* WHAT YOU ARE ASKED TO DO *
In the entries below, print exactly the lines from the first through the one with "import plotly.graph_objects as go", both included, and none of the pictures.

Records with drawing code

────

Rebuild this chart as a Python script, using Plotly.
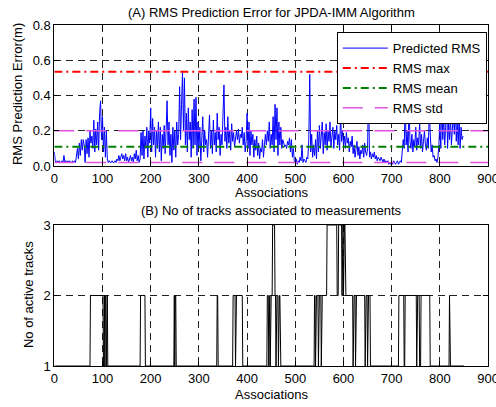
import numpy as np
import plotly.graph_objects as go

# (A) predicted RMS error, one value every 2 associations
rms_pred = [
    0.08, 0.03, 0.02, 0.03, 0.02, 0.03, 0.02, 0.02, 0.03, 0.02,
    0.06, 0.02, 0.03, 0.02, 0.03, 0.02, 0.03, 0.02, 0.02, 0.03,
    0.02, 0.03, 0.02, 0.05, 0.10, 0.04, 0.13, 0.06, 0.15, 0.09,
    0.15, 0.12, 0.02, 0.15, 0.07, 0.16, 0.05, 0.20, 0.13, 0.17,
    0.10, 0.26, 0.08, 0.21, 0.12, 0.25, 0.09, 0.30, 0.37, 0.15,
    0.28, 0.08, 0.22, 0.05, 0.20, 0.04, 0.02, 0.03, 0.02, 0.02,
    0.03, 0.02, 0.02, 0.03, 0.02, 0.04, 0.03, 0.06, 0.03, 0.05,
    0.07, 0.04, 0.06, 0.03, 0.07, 0.03, 0.05, 0.02, 0.04, 0.06,
    0.03, 0.05, 0.02, 0.07, 0.04, 0.09, 0.03, 0.06, 0.02, 0.04,
    0.19, 0.06, 0.20, 0.04, 0.17, 0.10, 0.22, 0.05, 0.20, 0.13,
    0.33, 0.08, 0.27, 0.12, 0.22, 0.05, 0.20, 0.10, 0.25, 0.08,
    0.22, 0.03, 0.18, 0.10, 0.23, 0.07, 0.20, 0.37, 0.12, 0.25,
    0.06, 0.18, 0.02, 0.22, 0.09, 0.20, 0.05, 0.25, 0.12, 0.18,
    0.45, 0.15, 0.35, 0.53, 0.20, 0.50, 0.12, 0.30, 0.08, 0.33,
    0.15, 0.25, 0.05, 0.32, 0.10, 0.38, 0.12, 0.39, 0.06, 0.25,
    0.10, 0.22, 0.03, 0.18, 0.28, 0.08, 0.20, 0.12, 0.15, 0.05,
    0.22, 0.29, 0.10, 0.20, 0.07, 0.26, 0.12, 0.19, 0.08, 0.30,
    0.15, 0.22, 0.06, 0.18, 0.12, 0.25, 0.46, 0.14, 0.22, 0.10,
    0.28, 0.13, 0.20, 0.09, 0.24, 0.14, 0.19, 0.11, 0.17, 0.20,
    0.15, 0.21, 0.13, 0.18, 0.16, 0.22, 0.12, 0.19, 0.08, 0.14,
    0.30, 0.10, 0.25, 0.06, 0.20, 0.12, 0.18, 0.05, 0.15, 0.09,
    0.17, 0.06, 0.13, 0.04, 0.10, 0.08, 0.15, 0.05, 0.12, 0.18,
    0.12, 0.20, 0.14, 0.25, 0.10, 0.18, 0.12, 0.28, 0.08, 0.35,
    0.15, 0.33, 0.06, 0.25, 0.12, 0.22, 0.10, 0.15, 0.13, 0.11,
    0.12, 0.10, 0.14, 0.12, 0.16, 0.08, 0.15, 0.05, 0.10, 0.03,
    0.02, 0.04, 0.01, 0.03, 0.02, 0.05, 0.03, 0.12, 0.02, 0.04,
    0.03, 0.02, 0.05, 0.04, 0.15, 0.52, 0.08, 0.18, 0.05, 0.12,
    0.06, 0.15, 0.04, 0.20, 0.08, 0.23, 0.10, 0.18, 0.25, 0.07,
    0.19, 0.12, 0.24, 0.09, 0.20, 0.14, 0.25, 0.11, 0.18, 0.22,
    0.10, 0.20, 0.15, 0.23, 0.12, 0.18, 0.09, 0.30, 0.14, 0.20,
    0.12, 0.17, 0.10, 0.19, 0.13, 0.16, 0.08, 0.14, 0.11, 0.17,
    0.07, 0.12, 0.05, 0.10, 0.14, 0.06, 0.11, 0.04, 0.09, 0.07,
    0.12, 0.05, 0.13, 0.08, 0.06, 0.10, 0.45, 0.05, 0.08, 0.04,
    0.07, 0.05, 0.08, 0.04, 0.06, 0.03, 0.05, 0.04, 0.03, 0.05,
    0.03, 0.02, 0.04, 0.02, 0.03, 0.02, 0.03, 0.01, 0.02, 0.01,
    0.02, 0.01, 0.03, 0.02, 0.01, 0.02, 0.03, 0.01, 0.02, 0.03,
    0.02, 0.08, 0.15, 0.10, 0.38, 0.12, 0.20, 0.08, 0.35, 0.14,
    0.10, 0.18, 0.08, 0.15, 0.11, 0.22, 0.09, 0.16, 0.12, 0.25,
    0.10, 0.18, 0.08, 0.14, 0.20, 0.12, 0.09, 0.16, 0.10, 0.30,
    0.13, 0.08, 0.12, 0.05, 0.06, 0.03, 0.04, 0.02, 0.05, 0.12,
    0.25, 0.10, 0.40, 0.15, 0.28, 0.12, 0.22, 0.38, 0.10, 0.25,
    0.15, 0.28, 0.12, 0.20, 0.30, 0.18, 0.38, 0.14, 0.25, 0.12,
    0.28, 0.10, 0.22, 0.15, 0.17,
]
rms_max = 0.535
rms_mean = 0.11
rms_std_hi = 0.20
rms_std_lo = 0.02

# (B) number of tracks, as (value, run length) starting at association 1
track_vals = [
    1, 2, 1, 2, 1, 2, 1, 2, 1, 2,
    1, 2, 1, 2, 1, 2, 1, 2, 1, 2,
    1, 2, 1, 2, 1, 2, 3, 2, 1, 2,
    1, 2, 1, 2, 1, 2, 1, 2, 1, 2,
    3, 2, 3, 2, 3, 2, 3, 2, 1, 2,
    1, 2, 1, 2, 1, 2, 1, 2, 1, 2,
    1, 2, 1, 2, 1, 2, 1,
]
track_runs = [
    74, 27, 2, 1, 1, 2, 1, 2, 68, 10,
    60, 1, 1, 2, 85, 2, 31, 5, 1, 14,
    51, 3, 1, 2, 1, 4, 5, 2, 1, 4,
    1, 3, 71, 2, 1, 5, 1, 5, 1, 11,
    21, 3, 7, 1, 2, 1, 3, 16, 1, 4,
    1, 19, 1, 4, 1, 5, 59, 11, 2, 24,
    1, 5, 3, 19, 40, 1, 30,
]

x_rms = np.arange(len(rms_pred)) * 2
tracks = np.repeat(track_vals, track_runs)
x_trk = np.arange(1, len(tracks) + 1)

font = dict(family="Liberation Sans, Arial, sans-serif", size=13, color="black")

fig = go.Figure()
fig.add_trace(go.Scatter(x=x_rms, y=rms_pred, mode="lines", name="Predicted RMS",
                         line=dict(color="#0000ff", width=1)))
fig.add_trace(go.Scatter(x=[0, 900], y=[rms_max, rms_max], mode="lines", name="RMS max",
                         line=dict(color="#ff0000", width=2, dash="8px,4px,2px,4px")))
fig.add_trace(go.Scatter(x=[0, 900], y=[rms_mean, rms_mean], mode="lines", name="RMS mean",
                         line=dict(color="#008000", width=2, dash="8px,4px,2px,4px")))
fig.add_trace(go.Scatter(x=[0, 900], y=[rms_std_hi, rms_std_hi], mode="lines", name="RMS std",
                         line=dict(color="#dd55dd", width=1.5, dash="20px,12px")))
fig.add_trace(go.Scatter(x=[0, 900], y=[rms_std_lo, rms_std_lo], mode="lines", showlegend=False,
                         line=dict(color="#dd55dd", width=1.5, dash="20px,12px")))
fig.add_trace(go.Scatter(x=x_trk, y=tracks, mode="lines", showlegend=False,
                         line=dict(color="black", width=1), xaxis="x2", yaxis="y2"))

ax = dict(showline=True, linecolor="black", linewidth=1, mirror="ticks",
          ticks="inside", ticklen=5, tickcolor="black", zeroline=False,
          showgrid=True, gridcolor="#222222", gridwidth=1, griddash="7px,5px",
          tickfont=font, automargin=False, ticklabeloverflow="allow")

fig.update_layout(
    template="none",
    width=496, height=407,
    margin=dict(l=0, r=0, t=0, b=0, autoexpand=False),
    paper_bgcolor="white", plot_bgcolor="white",
    font=font,
    xaxis=dict(ax, domain=[0.1095, 0.984], range=[0, 900], dtick=100, anchor="y"),
    yaxis=dict(ax, domain=[0.592, 0.9386], range=[0, 0.8], dtick=0.2, tickformat=".1f", anchor="x"),
    xaxis2=dict(ax, domain=[0.1095, 0.984], range=[0, 900], dtick=100, anchor="y2"),
    yaxis2=dict(ax, domain=[0.1007, 0.4472], range=[1, 3], dtick=1, anchor="x2"),
    legend=dict(x=0.679, y=0.921, xanchor="left", yanchor="top", itemwidth=45,
                bgcolor="white", bordercolor="black", borderwidth=1, font=font),
    showlegend=True,
)

notes = [
    ("(A) RMS Prediction Error for JPDA-IMM Algorithm", 0.547, 0.9705, 0),
    ("Associations", 0.547, 0.5258, 0),
    ("(B) No of tracks associated to measurements", 0.547, 0.484, 0),
    ("Associations", 0.547, 0.0319, 0),
    ("RMS Prediction Error(m)", 0.0343, 0.7690, -90),
    ("No of active tracks", 0.0565, 0.275, -90),
]
for text, x, y, ang in notes:
    fig.add_annotation(text=text, x=x, y=y, xref="paper", yref="paper",
                       xanchor="center", yanchor="middle", showarrow=False,
                       textangle=ang, font=font)

page_css = ("document.documentElement.style.margin='0';"
            "document.body.style.margin='0';"
            "document.documentElement.style.overflow='hidden';"
            "document.body.style.overflow='hidden';")
fig.write_html("out.html", config={"displayModeBar": False}, post_script=page_css)
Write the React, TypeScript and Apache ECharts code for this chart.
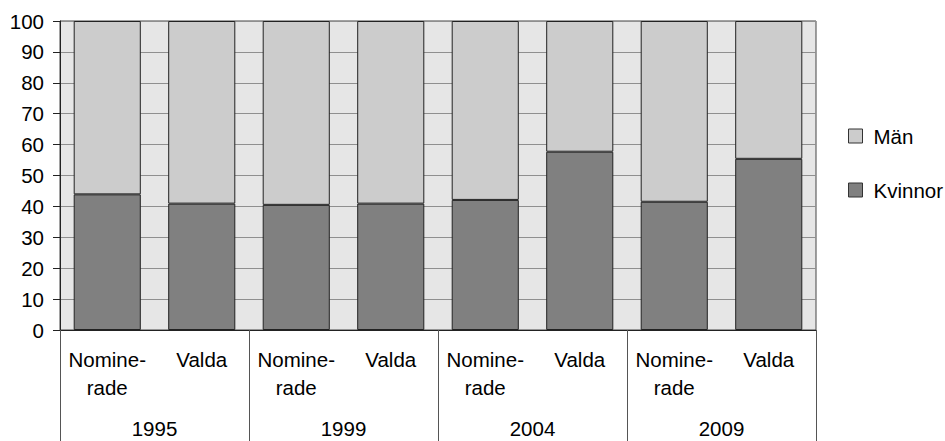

────

* THE COMPLETED TASK *
Rebuild this chart as a Python script, using Plotly.
import numpy as np
import plotly.graph_objects as go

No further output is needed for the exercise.